Trambak Banerjee, University of Kansas

Saturday, October 2, 2021 at 2:40 – 4:00 pm (CST)

Ben Sherwood

University of Kansas

2:40 pm

Penalized Quantile Regression

Quantile regression directly models a conditional quantile. Penalized quantile regression constrains the regression coefficients similar to penalized mean regression. Quantile regression with a lasso penalty can be reframed as a quantile regression problem with augmented data and therefore can be formulated as a linear programming problem. If a group lasso penalty is used, then it becomes a second order cone programming problem. These approaches become computationally burdensome for large values of n or p. Using a Huber approximation to the quantile function allows for the use of computationally efficient algorithms that require a differentiable loss function that can be implemented for both penalties. These algorithms then can be used as the backbones for implanting penalized quantile regression with other penalties such as Adaptive Lasso, SCAD, MCP and group versions of these penalties.

Sara Reed

University of Kansas

3:00 pm

Does Parking Matter in Routing Last-mile Deliveries?
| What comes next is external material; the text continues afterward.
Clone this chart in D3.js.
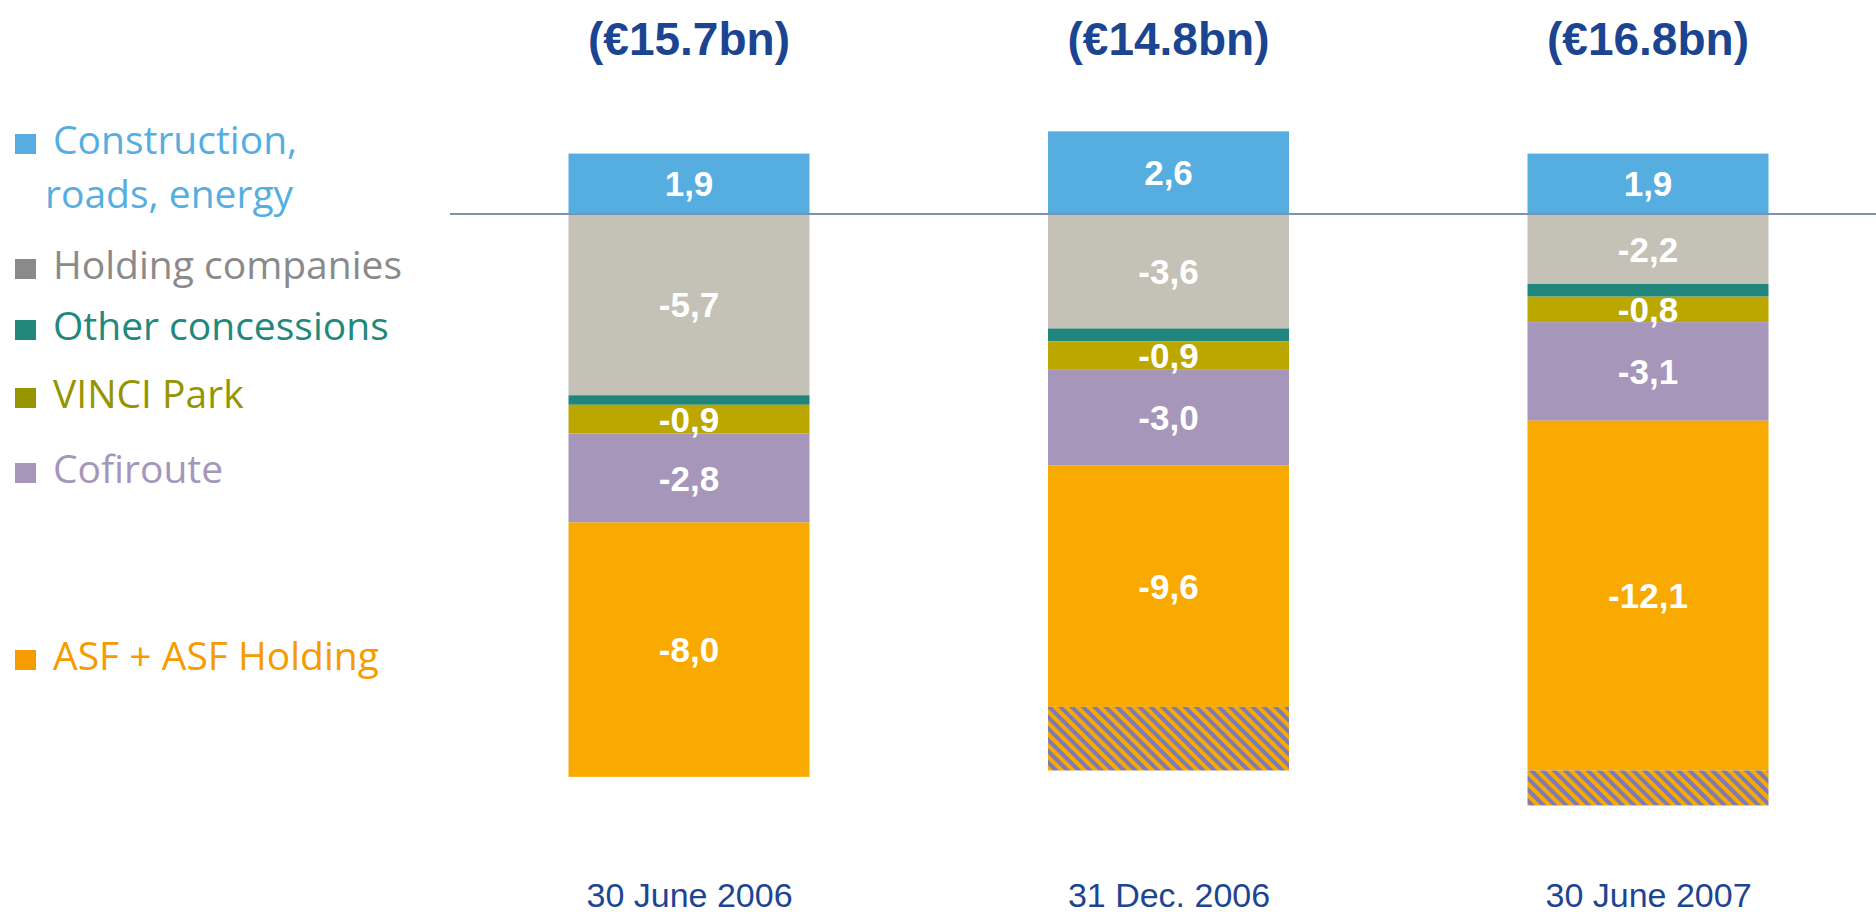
<!DOCTYPE html>
<html>
<head>
<meta charset="utf-8">
<script src="https://cdn.jsdelivr.net/npm/d3@7"></script>
<style>
  html, body { margin: 0; padding: 0; background: #fff; }
  svg { display: block; }
</style>
</head>
<body>
<div id="chart"></div>
<script>
// periods on the x axis
const dates = ['30 June 2006', '31 Dec. 2006', '30 June 2007'];
// total net debt shown above each bar (€bn)
const totals = [15.7, 14.8, 16.8];

// net cash / debt by business (€bn)
const construction = [1.9, 2.6, 1.9];
const holding = [-5.7, -3.6, -2.2];
const otherConcessions = [-0.3, -0.4, -0.4];
const vinciPark = [-0.9, -0.9, -0.8];
const cofiroute = [-2.8, -3.0, -3.1];
const asf = [-8.0, -9.6, -12.1];
// part of the ASF figure drawn hatched
const asfHatched = [0, -2.0, -1.1];

const legendItems = [
  { lines: ['Construction,', 'roads, energy'], color: '#56aee0' },
  { lines: ['Holding companies'], color: '#8a8a8a' },
  { lines: ['Other concessions'], color: '#23887c' },
  { lines: ['VINCI Park'], color: '#959500' },
  { lines: ['Cofiroute'], color: '#a596ba' },
  { lines: ['ASF + ASF Holding'], color: '#f59c00' },
];

function drawChart() {
  const w = 1876;
  const h = 914;

  const svg = d3.select('#chart').append('svg').attr('width', w).attr('height', h);

  // diagonal hatch for the ASF holding part
  const pat = svg.append('defs').append('pattern')
    .attr('id', 'hatch')
    .attr('patternUnits', 'userSpaceOnUse')
    .attr('width', 8).attr('height', 8)
    .attr('patternTransform', 'rotate(-45)');
  pat.append('rect').attr('width', 8).attr('height', 8).attr('fill', '#f9aa00');
  pat.append('rect').attr('width', 4).attr('height', 8).attr('fill', '#7f7ab3');

  const rows = dates.map((d, i) => ({
    date: d,
    construction: construction[i],
    holding: holding[i],
    other: otherConcessions[i],
    vinci: vinciPark[i],
    cofiroute: cofiroute[i],
    asfSolid: asf[i] - asfHatched[i],
    asfHatch: asfHatched[i],
  }));

  const keys = ['construction', 'holding', 'other', 'vinci', 'cofiroute', 'asfSolid', 'asfHatch'];
  const fills = {
    construction: '#56aee0',
    holding: '#c4c2b7',
    other: '#20857b',
    vinci: '#bba700',
    cofiroute: '#a596ba',
    asfSolid: '#f9aa00',
    asfHatch: 'url(#hatch)',
  };
  const labelled = {
    construction: construction,
    holding: holding,
    vinci: vinciPark,
    cofiroute: cofiroute,
    asfSolid: asf,
  };

  const stack = d3.stack().keys(keys).offset(d3.stackOffsetDiverging);
  const series = stack(rows);

  const x = d3.scalePoint().domain(dates).range([689, 1648]);
  const barW = 241;
  const y = d3.scaleLinear().domain([3, -20]).range([118.6, 850]);

  const fmt = (v) => v.toFixed(1).replace('.', ',');

  const groups = svg.selectAll('g.series')
    .data(series)
    .enter()
    .append('g')
    .attr('class', 'series')
    .attr('fill', (s) => fills[s.key]);

  groups.selectAll('rect')
    .data((s) => s.filter((d) => d[1] !== d[0]))
    .enter()
    .append('rect')
    .attr('x', (d) => x(d.data.date) - barW / 2)
    .attr('y', (d) => y(Math.max(d[0], d[1])))
    .attr('width', barW)
    .attr('height', (d) => Math.abs(y(d[0]) - y(d[1])));

  // value labels
  series.filter((s) => labelled[s.key]).forEach((s) => {
    svg.append('g')
      .selectAll('text')
      .data(s)
      .enter()
      .append('text')
      .attr('x', (d) => x(d.data.date))
      .attr('y', (d) => (y(d[0]) + y(d[1])) / 2)
      .attr('dy', '0.36em')
      .attr('text-anchor', 'middle')
      .attr('fill', '#fff')
      .style('font', 'bold 35px "Liberation Sans", Arial, sans-serif')
      .text((d, i) => fmt(labelled[s.key][i]));
  });

  // zero line
  svg.append('line')
    .attr('x1', 450).attr('x2', w)
    .attr('y1', y(0)).attr('y2', y(0))
    .attr('stroke', '#7d93b3')
    .attr('stroke-width', 2);

  // totals above bars
  svg.selectAll('text.total')
    .data(totals)
    .enter()
    .append('text')
    .attr('class', 'total')
    .attr('x', (d, i) => x(dates[i]))
    .attr('y', 55)
    .attr('text-anchor', 'middle')
    .attr('fill', '#1b4491')
    .style('font', 'bold 46px "Liberation Sans", Arial, sans-serif')
    .text((d) => '(€' + d.toFixed(1) + 'bn)');

  // x axis labels (no axis line in the original)
  const xAxis = d3.axisBottom(x).tickSize(0).tickPadding(0);
  const ax = svg.append('g').attr('transform', 'translate(0,880)').call(xAxis);
  ax.select('.domain').remove();
  ax.selectAll('text')
    .attr('dy', 0).attr('y', 27)
    .attr('fill', '#1d4591')
    .style('font', '34px "Liberation Sans", Arial, sans-serif');

  // legend
  const legendY = [154, 279, 340, 408, 483, 670];
  const lg = svg.selectAll('g.legend')
    .data(legendItems)
    .enter()
    .append('g')
    .attr('class', 'legend')
    .attr('transform', (d, i) => 'translate(0,' + legendY[i] + ')');

  lg.append('rect')
    .attr('x', 15).attr('y', -20)
    .attr('width', 21).attr('height', 20)
    .attr('fill', (d) => d.color);

  lg.each(function (d) {
    d3.select(this).selectAll('text')
      .data(d.lines)
      .enter()
      .append('text')
      .attr('x', (t, j) => (j === 0 ? 53 : 45))
      .attr('y', (t, j) => j * 54)
      .attr('fill', d.color)
      .style('font', '39px "Open Sans", "Noto Sans", sans-serif')
      .text((t) => t);
  });
}

window.onload = function () {
  drawChart();
};
</script>
</body>
</html>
Parking the delivery vehicle is a necessary component of traditional last-mile delivery practices but finding parking is often difficult. We explore the impact of the search time for parking on optimal routing decisions for last-mile delivery. The Capacitated Delivery Problem with Parking (CDPP) is the problem of a delivery person needing to park the vehicle in order to service customers on foot. We compare the CDPP to industry practices as well as other models in the literature to understand how including the search time for parking impacts the completion time of the delivery tour.

Shaobo Li

University of Kansas

3:20 pm

Assessing Partial Association Between Ordinal Variables: Quantification, Visualization and Hypothesis Testing

Partial association refers to the relationship between variables Y_1,…,Y_K while adjusting for a set of covariates X. To assess such an association when Y_1,…,Y_K are recorded on ordinal scales, a classical approach is to use partial correlation between the latent continuous variables. This so-called polychoric correlation is inadequate, as it requires multivariate normality and it only reflects a linear association. We propose a new framework for studying ordinal-ordinal partial association by using surrogate residuals introduced by Liu and Zhang (2018). We justify that conditional on X, Y_1,…,Y_K are independent to each other if and only if their corresponding surrogate residual variables are independent. Based on this result, we develop a general measure ϕ to quantify the strength of partial association between ordinal variables. As opposed to polychoric correlation, ϕ does not require normality or models with probit link, but instead it broadly applies to models with nay link functions. It can also capture a non-linear or even non-monotonic association. Moreover, the measure ϕ gives rise to a general procedure for testing the hypothesis of partial independence. Our framework also permits visualization tools, such as partial regression plots and 3-D P-P plots, to examine the association structure, which is otherwise unfeasible for ordinal data. We stress that the whole set of tools, measures, p-values and graphics, is developed within a single unified framework, which allows a coherent inference. The analyses of the National Election Study and Big Five Personality Traits demonstrate that our framework leads to a much fuller assessment of partial association and yields deeper insights for domain researchers.

Trambak Banerjee

University of Kansas

3:40 pm

Nonparametric Empirical Bayes Estimation on Heterogeneous Data

The simultaneous estimation of many parameters based on data collected from corresponding studies is a key research problem that has received renewed attention in the high-dimensional setting. Many practical situations involve heterogeneous data where heterogeneity is captured by a nuisance parameter. Effectively pooling information across samples while correctly accounting for heterogeneity presents a significant challenge in large-scale estimation problems. We address this issue by introducing the “Nonparametric Empirical–Bayes Structural Tweedie” (NEST) estimator, which efficiently estimates the unknown effect sizes and properly adjusts for heterogeneity via a generalized version of Tweedie’s formula. For the normal means problem, NEST simultaneously handles the two main selection biases introduced by heterogeneity: one, the selection bias in the mean, which cannot be effectively corrected without also correcting for, two, selection bias in the variance. Our theoretical results show that NEST has strong asymptotic properties without requiring explicit assumptions about the prior. Simulation studies show that NEST outperforms competing methods, with substantial efficiency gains in many settings. The proposed method is demonstrated on estimating the batting averages of baseball players and Sharpe ratios of mutual fund returns.